Ce ne fut pas sans avoir entendu des contradicteurs que les résolutions furent prises. Le citoyen Isidore Finance, ouvrier peintre, positiviste, que nous avons déjà trouvé participant à l’organisation du Congrès international interdit par la police en 1878, combattit avec conviction et talent la doctrine qui devait triompher, mais la cause de la propriété individuelle était perdue d’avance.

Toutes les agitations du dehors avaient une vive répercussion dans les milieux parlementaires : sur la question de l’amnistie le Cabinet allait se retirer et M. de Freycinet, le 29 décembre, prenait la présidence du Conseil ne conservant que MM. Jules Ferry, Lepère, Cochery ; M. Tirant était au Commerce : M. Cazol à la Justice ; l’amiral Jauréguiberry à la Marine ; le général Farre à la Guerre ; M. Magnin aux Finances ; M. Wilson avait le sous-secrétariat d’État des Finances ; M. Constans était sous-secrétaire d’État à l’Intérieur et M. Sadi-Carnot aux Travaux publics. Le programme de M. de Freycinet comportait l’épuration du personnel administratif, la réorganisation de la magistrature, la loi sur l’enseignement, des projets de loi sur la presse et le droit de réunion. Les lois proposées par M. Jules Ferry et adoptées par la Chambre des députés allaient venir en discussion au Sénat. M. Jules Simon devait les y combattre, ce qui ne surprit personne. Parmi toutes ces réformes en projets, une devait être réalisée et sa mise à exécution déchaînait une agitation cléricale comme on n’en avait pas vu durant les plus sombres jours de l’ordre moral, nous voulons parler des décrets dissolvant les congrégations non autorisées ; elles étaient au nombre de 500 environ. La Société de Jésus avait trois mois pour se dissoudre. Elle n’était admise à aucune demande d’autorisation. Les autres avaient un délai de trois mois pour faire les déclarations et remplir les formalités imposées. Ce fut une révolte générale du parti clérical, mais à l’exception de quelques points de France, partout une suprême indifférence l’accueillit et la loi reçut son application. Suivant une expression populaire, « les congrégations chassées par la porte ne devaient pas tarder à rentrer par la fenêtre ».

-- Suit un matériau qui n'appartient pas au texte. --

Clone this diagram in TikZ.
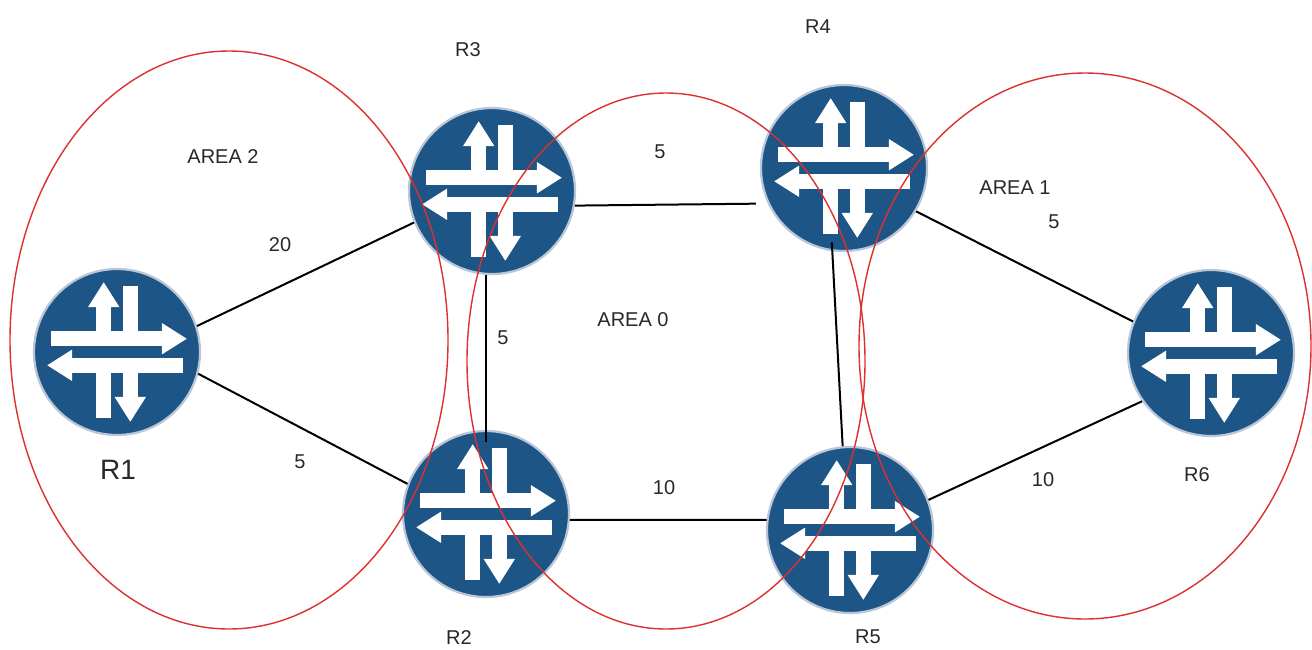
\documentclass[tikz,border=0pt]{standalone}
\usepackage{fontspec}
\setmainfont{Liberation Sans}
\definecolor{rblue}{RGB}{28,85,134}
\definecolor{rhalo}{RGB}{185,198,215}
\definecolor{ared}{RGB}{222,48,48}
\definecolor{ltxt}{RGB}{40,40,40}
\tikzset{
  router/.style={circle, fill=rblue, draw=rhalo, line width=2.2pt, minimum size=166pt, inner sep=0pt,
    path picture={
      \begin{scope}[shift={(path picture bounding box.center)}, x=83pt, y=83pt]
        \fill[white] (-0.80,0.07) rectangle (0.54,0.25);
        \fill[white] (0.54,-0.03) -- (0.84,0.16) -- (0.54,0.35) -- cycle;
        \fill[white] (-0.25,0.07) rectangle (-0.07,0.54);
        \fill[white] (-0.35,0.54) -- (-0.16,0.84) -- (0.03,0.54) -- cycle;
        \fill[white] (0.07,0.07) rectangle (0.25,0.80);
        \fill[white] (-0.54,-0.25) rectangle (0.80,-0.07);
        \fill[white] (-0.54,0.03) -- (-0.84,-0.16) -- (-0.54,-0.35) -- cycle;
        \fill[white] (0.07,-0.07) rectangle (0.25,-0.54);
        \fill[white] (-0.03,-0.54) -- (0.16,-0.84) -- (0.35,-0.54) -- cycle;
        \fill[white] (-0.25,-0.07) rectangle (-0.07,-0.80);
      \end{scope}
    }},
  link/.style={draw=black, line width=2pt},
  area/.style={draw=ared, line width=1.4pt},
  lbl/.style={inner sep=0pt, text=ltxt, font=\fontsize{20}{24}\selectfont},
  biglbl/.style={inner sep=0pt, text=ltxt, font=\fontsize{28}{32}\selectfont}
}
\begin{document}
\begin{tikzpicture}[x=1pt,y=-1pt]
\useasboundingbox[fill=white] (0,0) rectangle (1312,649);

% routers
\node[router] (r1) at (117,352) {};
\node[router] (r3) at (492,191) {};
\node[router] (r4) at (844,168) {};
\node[router] (r2) at (486,514) {};
\node[router] (r5) at (850,530) {};
\node[router] (r6) at (1211,353) {};

% links
\draw[link] (r1.18) -- (r3.202);
\draw[link] (r1.-15) -- (r2.159);
\draw[link, shorten >=12pt] (r3.-10) -- (r4.205);
\draw[link] (r2.north |- r3.south) -- ([yshift=-12pt]r2.north);
\draw[link] (r2.-4) -- (r5.173);
\draw[link, shorten <=-9pt] (r4.262) -- (r5.95);
\draw[link] (r4.-31) -- (r6.158);
\draw[link] (r5.21) -- (r6.215);

% areas
\draw[area] (229,340) ellipse [x radius=219, y radius=289];
\draw[area] (666,361) ellipse [x radius=199, y radius=268];
\draw[area] (1085,346) ellipse [x radius=226, y radius=273];

% area labels
\node[lbl] (a2) at (223,157) {AREA 2};
\node[lbl] (a0) at (633,320) {AREA 0};
\node[lbl] (a1) at (1015,188) {AREA 1};

% router labels
\node[biglbl] (l1) at (118,470) {R1};
\node[lbl] (l3) at (468,50) {R3};
\node[lbl] (l4) at (818,27) {R4};
\node[lbl] (l2) at (459,638) {R2};
\node[lbl] (l5) at (868,637) {R5};
\node[lbl] (l6) at (1197,475) {R6};

% costs
\node[lbl] (c13) at (280,245) {20};
\node[lbl] (c12) at (300,462) {5};
\node[lbl] (c32) at (503,338) {5};
\node[lbl] (c34) at (660,152) {5};
\node[lbl] (c25) at (664,488) {10};
\node[lbl] (c46) at (1054,222) {5};
\node[lbl] (c56) at (1043,480) {10};
\end{tikzpicture}
\end{document}
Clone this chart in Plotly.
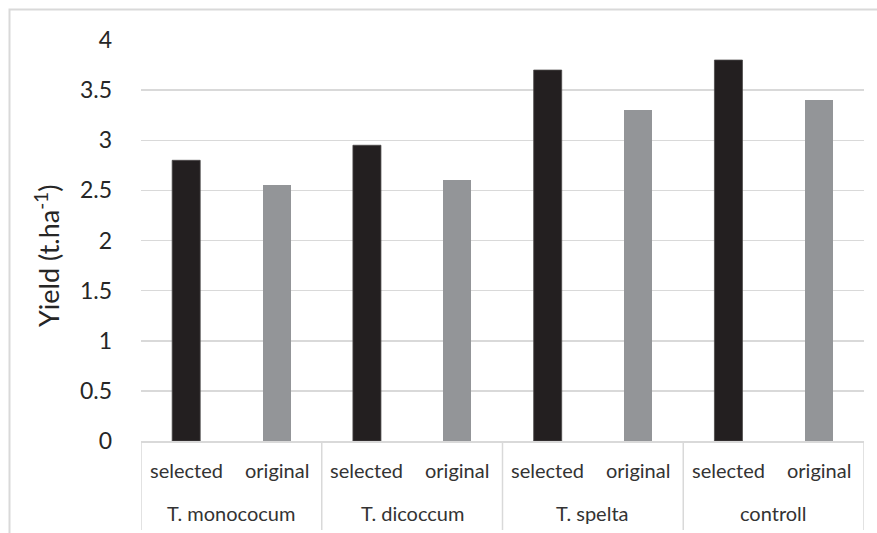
import plotly.graph_objects as go

groups = ["T. monococum", "T. dicoccum", "T. spelta", "controll"]
series_names = ["selected", "original"]
selected_vals = [2.8, 2.95, 3.7, 3.8]
original_vals = [2.55, 2.6, 3.3, 3.4]
y_ticks = [0, 0.5, 1, 1.5, 2, 2.5, 3, 3.5, 4]
y_tick_text = ["0", "0.5", "1", "1.5", "2", "2.5", "3", "3.5", "4"]

W, H = 877, 533
L, R, T, B = 141, 13, 40, 92
PW, PH = W - L - R, H - T - B

def px_x(p):
    return (p - L) / PW

def px_y(p):
    return (H - B - p) / PH

FONT = "Lato, 'Open Sans', sans-serif"
GRID = "#d9d9d9"

n_sub = len(series_names)
x_sel = [i * n_sub + 0 for i in range(len(groups))]
x_org = [i * n_sub + 1 for i in range(len(groups))]

fig = go.Figure()
fig.add_trace(go.Bar(x=x_sel, y=selected_vals, name=series_names[0],
                     marker=dict(color="#231f20", line=dict(color="#4a4748", width=0.8)),
                     width=0.31))
fig.add_trace(go.Bar(x=x_org, y=original_vals, name=series_names[1],
                     marker=dict(color="#939598", line=dict(width=0)),
                     width=0.31))

n_total = len(groups) * n_sub
fig.update_layout(
    width=W, height=H,
    margin=dict(l=L, r=R, t=T, b=B, pad=0),
    paper_bgcolor="white", plot_bgcolor="white",
    showlegend=False,
    bargap=0,
    font=dict(family=FONT, color="#262626"),
    xaxis=dict(range=[-0.5, n_total - 0.5], showticklabels=False, ticks="",
               showgrid=False, zeroline=False, showline=True,
               linecolor=GRID, linewidth=1.5, fixedrange=True),
    yaxis=dict(range=[0, 4], tickvals=y_ticks, ticktext=y_tick_text,
               tickfont=dict(size=23, color="#262626", family=FONT),
               showgrid=True, gridcolor=GRID, gridwidth=1.5,
               zeroline=False, showline=False, ticks="",
               ticklabelstandoff=28, fixedrange=True),
)

# y-axis title
fig.add_annotation(text="Yield (t.ha<sup>-1</sup>)", xref="paper", yref="paper",
                   x=px_x(47), y=px_y(256), textangle=-90, showarrow=False,
                   font=dict(size=27, color="#262626", family=FONT),
                   xanchor="center", yanchor="middle")

# category dividers and labels
for gi, g in enumerate(groups):
    x0 = gi * n_sub - 0.5
    fig.add_shape(type="line", xref="x", yref="paper", x0=x0, x1=x0,
                  y0=0, y1=px_y(530), line=dict(color=GRID, width=1.5))
    for si, s in enumerate(series_names):
        fig.add_annotation(text=s, xref="x", yref="paper", x=gi * n_sub + si,
                           y=px_y(470), showarrow=False, xanchor="center", yanchor="middle",
                           font=dict(size=20, color="#333333", family=FONT))
    fig.add_annotation(text=g, xref="x", yref="paper", x=gi * n_sub + (n_sub - 1) / 2,
                       y=px_y(513), showarrow=False, xanchor="center", yanchor="middle",
                       font=dict(size=20, color="#333333", family=FONT))
fig.add_shape(type="line", xref="x", yref="paper", x0=n_total - 0.5, x1=n_total - 0.5,
              y0=0, y1=px_y(530), line=dict(color=GRID, width=1.5))

# outer chart border
fig.add_shape(type="rect", xref="paper", yref="paper",
              x0=px_x(9.5), x1=px_x(890), y0=px_y(9.5), y1=px_y(560),
              line=dict(color=GRID, width=2), fillcolor="rgba(0,0,0,0)", layer="below")

fig.write_html("out.html",
               config={"displayModeBar": False, "staticPlot": True},
               post_script="document.body.style.margin='0';document.body.style.overflow='hidden';")
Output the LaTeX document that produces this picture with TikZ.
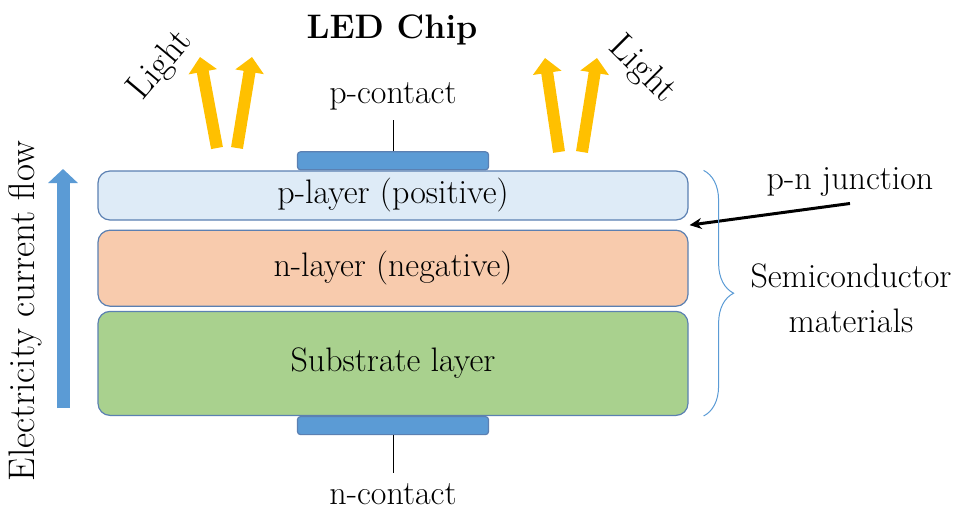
\documentclass[tikz,border=0pt]{standalone}
\usetikzlibrary{arrows.meta, positioning, calc, decorations.pathreplacing}
\definecolor{pfill}{HTML}{DEEBF7}
\definecolor{nfill}{HTML}{F8CBAD}
\definecolor{subfill}{HTML}{A9D18E}
\definecolor{edge}{HTML}{5B80B2}
\definecolor{contactblue}{HTML}{5B9BD5}
\definecolor{beamyellow}{HTML}{FFC000}
\tikzstyle{layer} = [rectangle, rounded corners=6pt, minimum width=295pt, inner sep=0pt, draw=edge, line width=0.6pt, text centered]
\tikzstyle{contact} = [rectangle, rounded corners=1.5pt, minimum width=95.5pt, minimum height=9pt, inner sep=0pt, draw=edge, line width=0.6pt, fill=contactblue]
\tikzstyle{beam} = [line width=6pt, beamyellow, -{Triangle[width=14pt, length=7.5pt]}]
\tikzstyle{flow} = [line width=6.5pt, contactblue, -{Triangle[width=14.5pt, length=7pt]}]
\tikzstyle{arrow} = [line width=1.5pt, -{Stealth[length=6pt, width=5.5pt]}]
\tikzstyle{brace} = [decorate, decoration={brace, amplitude=15pt}, draw=contactblue, line width=0.5pt]

\begin{document}
\begin{tikzpicture}[x=0.5pt, y=-0.5pt, every node/.style={font=\fontsize{17}{22.5}\selectfont}]
  \useasboundingbox (0,0) rectangle (976,514);

  % Layers
  \node[layer, fill=pfill, minimum height=24.5pt] (player) at (393,195.5) {p-layer (positive)};
  \node[layer, fill=nfill, minimum height=38pt, below=4.5pt of player] (nlayer) {n-layer (negative)};
  \node[layer, fill=subfill, minimum height=52pt, below=2pt of nlayer] (sublayer) {Substrate layer};

  % Contacts
  \node[contact, above=0pt of player] (pcontact) {};
  \node[contact, below=0pt of sublayer] (ncontact) {};
  \node[inner sep=5pt, above=15.5pt of pcontact] (plabel) {p-contact};
  \node[inner sep=5pt, below=19pt of ncontact] (nlabel) {n-contact};
  \draw (pcontact) -- (plabel);
  \draw (ncontact) -- (nlabel);

  \node[font=\fontsize{17}{22.5}\selectfont\bfseries] (title) at (392,30) {LED Chip};

  % Light
  \draw[beam] (217,148) -- (200,57);
  \draw[beam] (237,148) -- (252,57);
  \draw[beam] (559,152) -- (545,58);
  \draw[beam] (582,152) -- (597,58);
  \node[rotate=50, font=\fontsize{18.5}{22.5}\selectfont] (llight) at (161,66) {Light};
  \node[rotate=-45, font=\fontsize{18.5}{22.5}\selectfont] (rlight) at (642,70) {Light};

  % Current
  \draw[flow] (63,408) -- (63,169);
  \node[rotate=90, font=\fontsize{18.5}{22.5}\selectfont] (flowlabel) at (25,311) {Electricity current flow};

  % Junction
  \node (jlabel) at (850,182) {p-n junction};
  \coordinate (junc) at ($(player.south east)!0.5!(nlayer.north east)+(1,0)$);
  \draw[arrow] (jlabel.south) -- (junc);

  % Semiconductor
  \draw[brace] ([xshift=7.5pt]player.north east) -- ([xshift=7.5pt]sublayer.south east);
  \node[align=center] (semi) at (851,298) {Semiconductor\\materials};
\end{tikzpicture}
\end{document}
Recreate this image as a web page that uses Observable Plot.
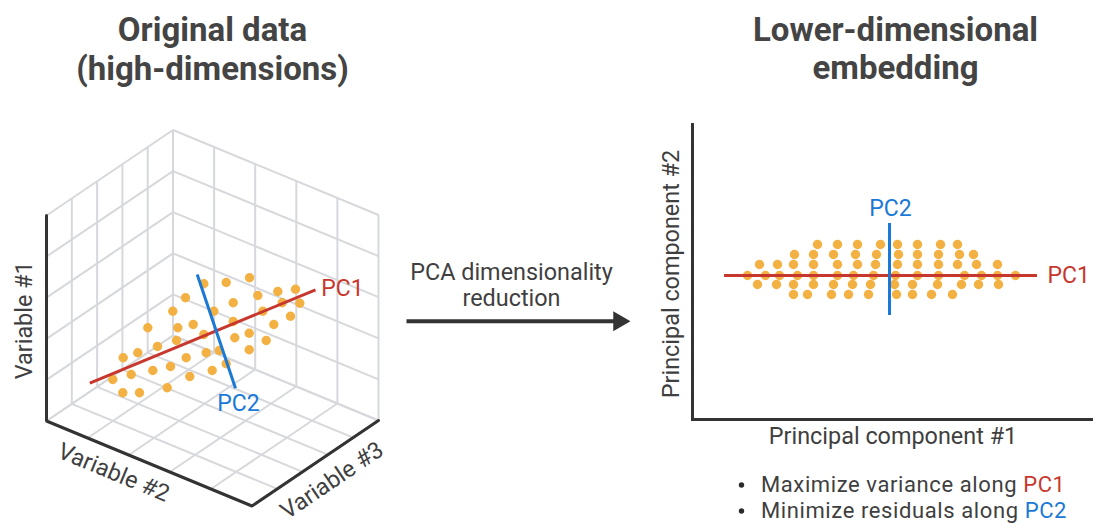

En février 1880, se produisit un incident assez sérieux ; un socialiste russe, Hartmann, était arrêté par la police française, sur l’indication et la demande du prince Orloff, ambassadeur de Russie. Il était accusé de complicité dans une tentative contre le tsar ; il y avait une demande d’extradition formelle. Au point de vue politique, l’extradition ne pouvait être accordée, conformément à tous les précédents. Pouvait-on, par un subterfuge policier et juridique à la fois, transformer en crime privé un crime politique ! Le président du Conseil trouvait dans une situation difficile, parce que des préoccupations de politique étrangère se mêlaient à l’incident ; déjà des hommes politiques tournaient leurs regards vers la Russie avec le secret espoir de trouver en elle une alliée.